En août dernier, le président Macky Sall attribuait les problèmes de son gouvernement à la communication : « C’est là où nous péchons. » Sans y être obligé par le résultat d’élections, il limoge le Premier ministre, le banquier Abdoul Mbaye, remanie le tiers du gouvernement et tout son cabinet présidentiel. Nommée chef du gouvernement en septembre dernier, Aminata Touré se donne pour objectif « d’accélérer la cadence ». Aussitôt, les deux têtes de l’exécutif affrontent une grave crise, avec la pénurie d’eau potable qui frappe deux millions de Dakarois durant trois semaines. En octobre, c’est au tour du symbolique marché Sandaga, édifice classé patrimoine historique, de brûler dans un incendie ravageur. En novembre, dans le rapport Doing business 2014 de la Banque mondiale, le Sénégal perd 14 places, au grand « regret » du Président.
Devant les aléas d’une actualité défavorable, le président sénégalais tente de frapper les esprits par des opérations d’image. Habillé de pied en cap d’un treillis militaire, Macky Sall inspecte les travaux sur le site du tuyau défectueux ayant occasionné la plus longue pénurie d’eau courante de Dakar. Pour la Tabaski, il marchande son mouton dans un foirail, sous l’œil des caméras. Des « coups de com », qui tranchent d’avec l’image d’homme d’Etat austère qu’il a vendue aux Sénégalais ces dernières années. Sa marque de fabrique jusqu’ici. L’ancien ministre de l’Economie et des Finances, Moussa Touré, dénonce « une communication désastreuse et contre-productive ». Les jeunes de l’emblématique mouvement « Y en a marre », fer de lance du combat contre la réélection d’Abdoulaye Wade, se sont mués en critiques du chef de l’Etat.
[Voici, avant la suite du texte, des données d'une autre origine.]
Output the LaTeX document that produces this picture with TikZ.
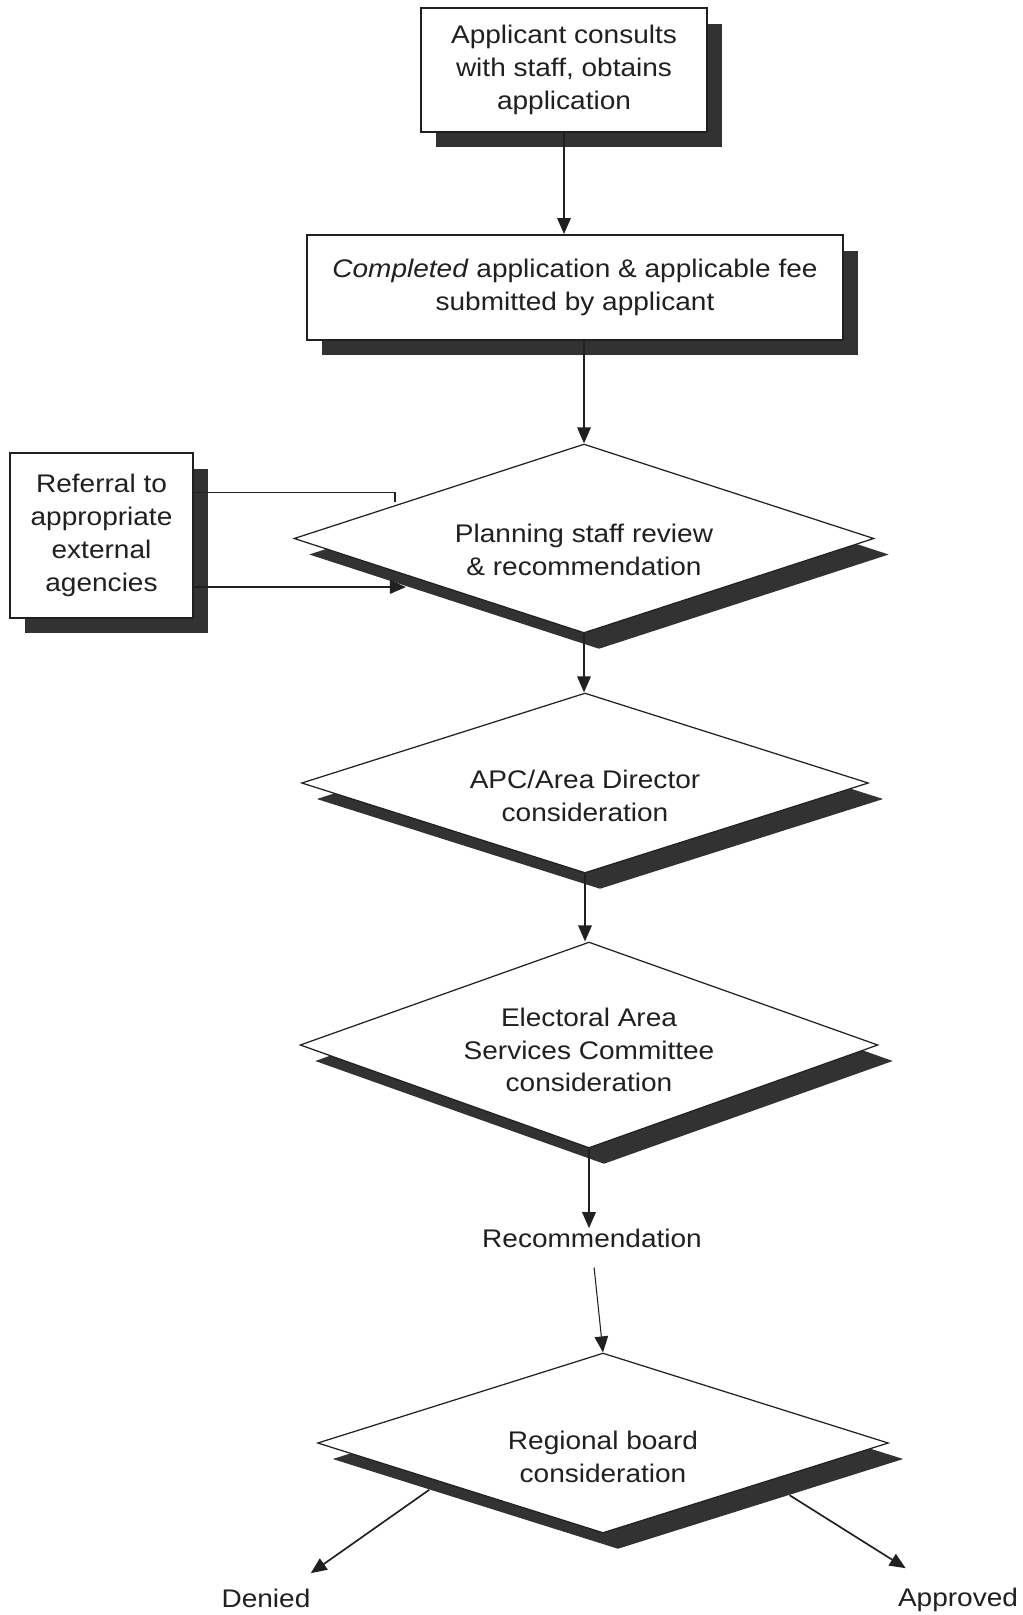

Après avoir menacé l’opposition d’un « cessez de provoquer un lion qui dort, au risque d’y laisser des plumes », Macky Sall appelle pourtant désormais ses opposants à un « dialogue constructif ». Les élections locales, prévue en mars 2014, ont été décalées de trois mois. Cet intervalle permettra de finaliser l’« Acte III » de la loi de décentralisation, qui doit transformer les communautés rurales en communes, rationaliser le découpage des collectivités locales et renforcer leurs prérogatives de perception d’impôts locaux. A Dakar (30 % de la population sénégalaise), le parti de Macky Sall aura toutefois fort à faire pour contester la suprématie du maire socialiste Khalifa Ababacar Sall, résolument en phase avec les attentes des classes moyennes dakaroises dans son combat pour désengorger la capitale.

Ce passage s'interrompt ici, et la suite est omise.